The film, referred to as "A Cine-Radio Revue" in its original publicity, is a lavish musical film revue and was Britain's answer to the Hollywood revues which had been produced by the major studios in the United States, such as Paramount on Parade (1930) and The Hollywood Revue of 1929. The revue has a slim plot about its being a television broadcast. The film consists of 19 comedy and music vignettes linked by running jokes of an aspiring Shakespearean actor and technical problems with a viewer's TV set.

==Production background==
Among Hitchcock's contributions were the comic linking segments about a man trying to "tune in" the revue on his television set, but always failing to get the picture for long because of his needless tinkering. In the UK, John Logie Baird's work in mechanical television in the 1920s made television a topical subject at the time. The film's ensemble numbers were staged by André Charlot, Paul Murray and Jack Hulbert.

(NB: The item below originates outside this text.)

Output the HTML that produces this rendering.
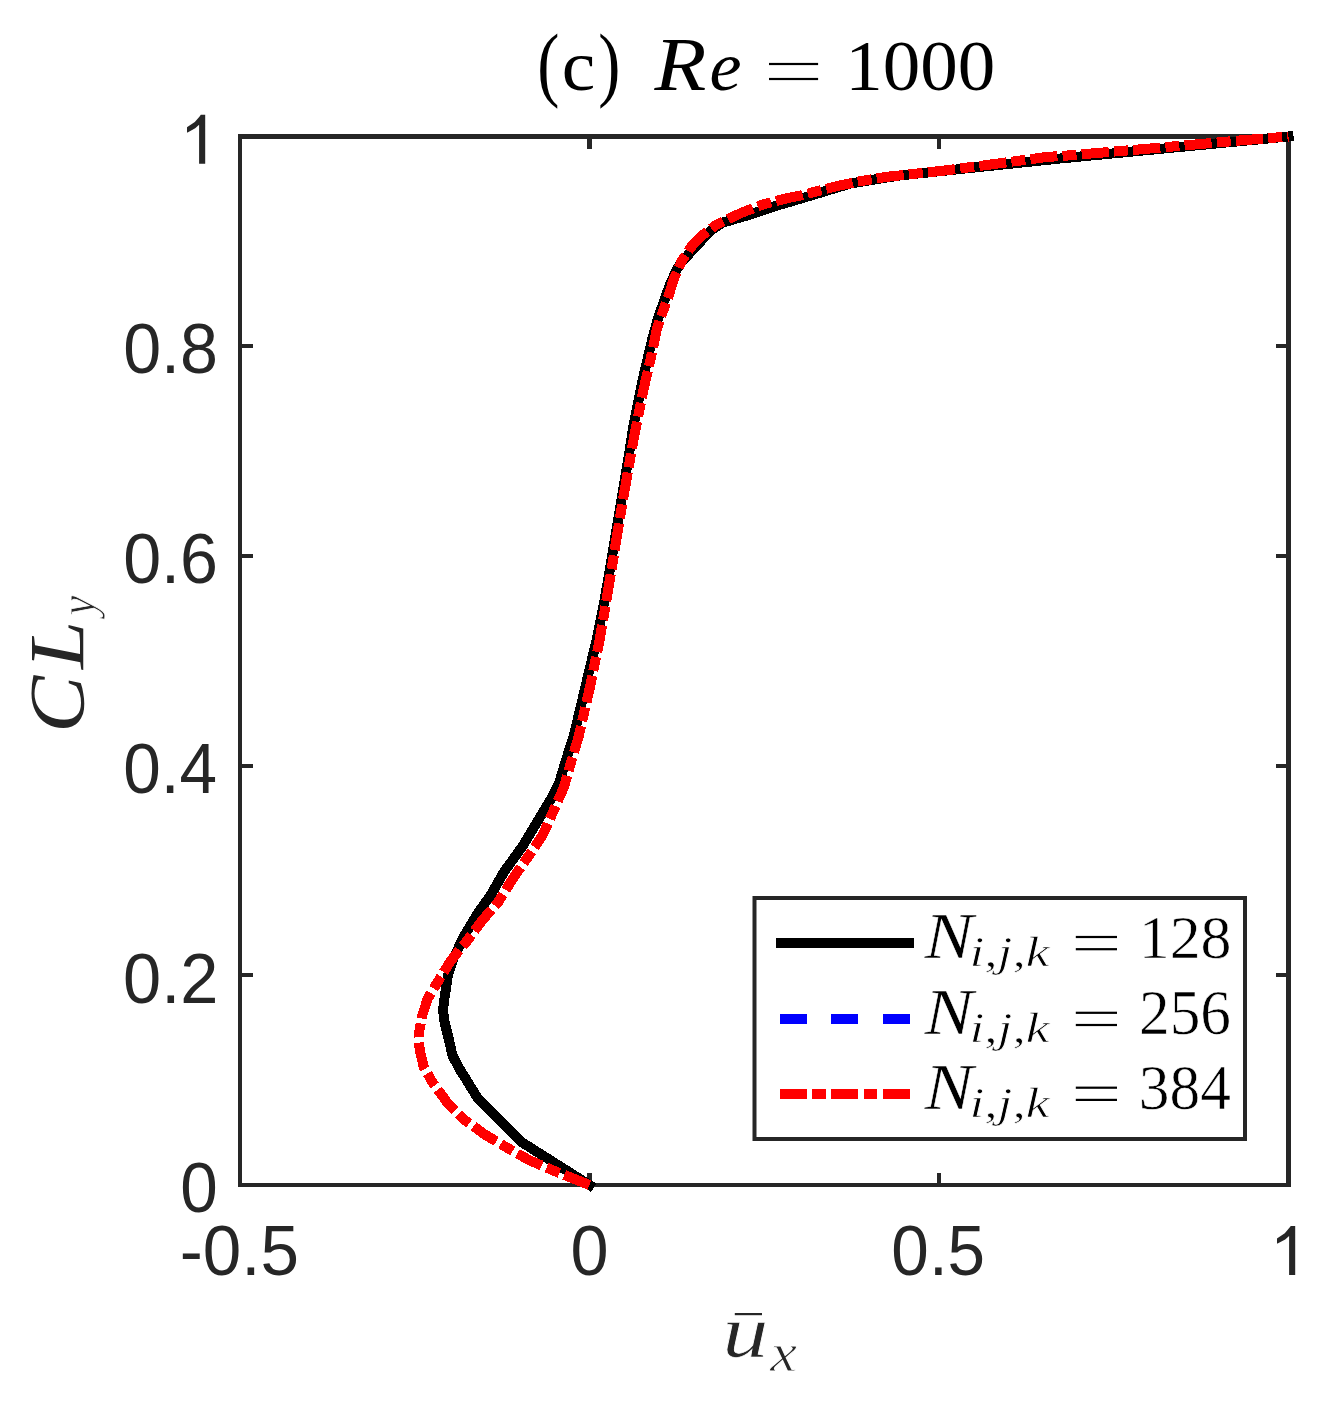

Imitating the lavish use of Technicolor by Hollywood studios at that time, four sequences in the film were coloured by the Pathécolor process, which used stencils to tint selected areas of the black and white prints.

In their book Film's musical moment, Ian Conrich and Estella Tincknell write:
"The British equivalent of Hollywood's all-star revues was Elstree Calling (1930), produced by British International Pictures (BIP), which consisted mainly of musical and comedy items from stage shows of the day introduced by compère Tommy Handley. Lacking the lavish production values and visual spectacle of its Hollywood equivalents, Elstree Calling is now something of a curio item interesting chiefly for two reasons: Alfred Hitchcock (then contracted to BIP) was... employed on the production; and the film is quite possibly the first ever to refer directly to television (the linking narrative concerns a television broadcast of the revue, some six years before the BBC began regular television transmissions)."

==Cast==
In credits order:
- Will Fyffe
- Cicely Courtneidge
- Jack Hulbert
- Tommy Handley
- Lily Morris
- Helen Burnell
- The Berkoffs
- Bobbie Comber
- Lawrence Green
- Ivor McLaren
- Anna May Wong
- Jameson Thomas
- John Longden
- Donald Calthrop
- Gordon Harker
- Hannah Jones
- Teddy Brown
- Chocolate Kiddies trio, The Three Eddies: Shakey (Clarence) Beasley, Chick (Layburn) Horsey and Tiny (Earle) Ray
- The Balalaika Choral Orchestra
Supported by:
- The Aldelphi Girls
- The Charlot Girls
Also with:
- Gordon Begg as Shakespeare
- Nathan Shacknovsky
- John Stuart

==Copyright status and home media==
Like Hitchcock's other British films, Elstree Calling has been heavily bootlegged on home video. As of early 2019, the officially licensed, preserved version has only appeared on DVD from Network Distributing in the UK.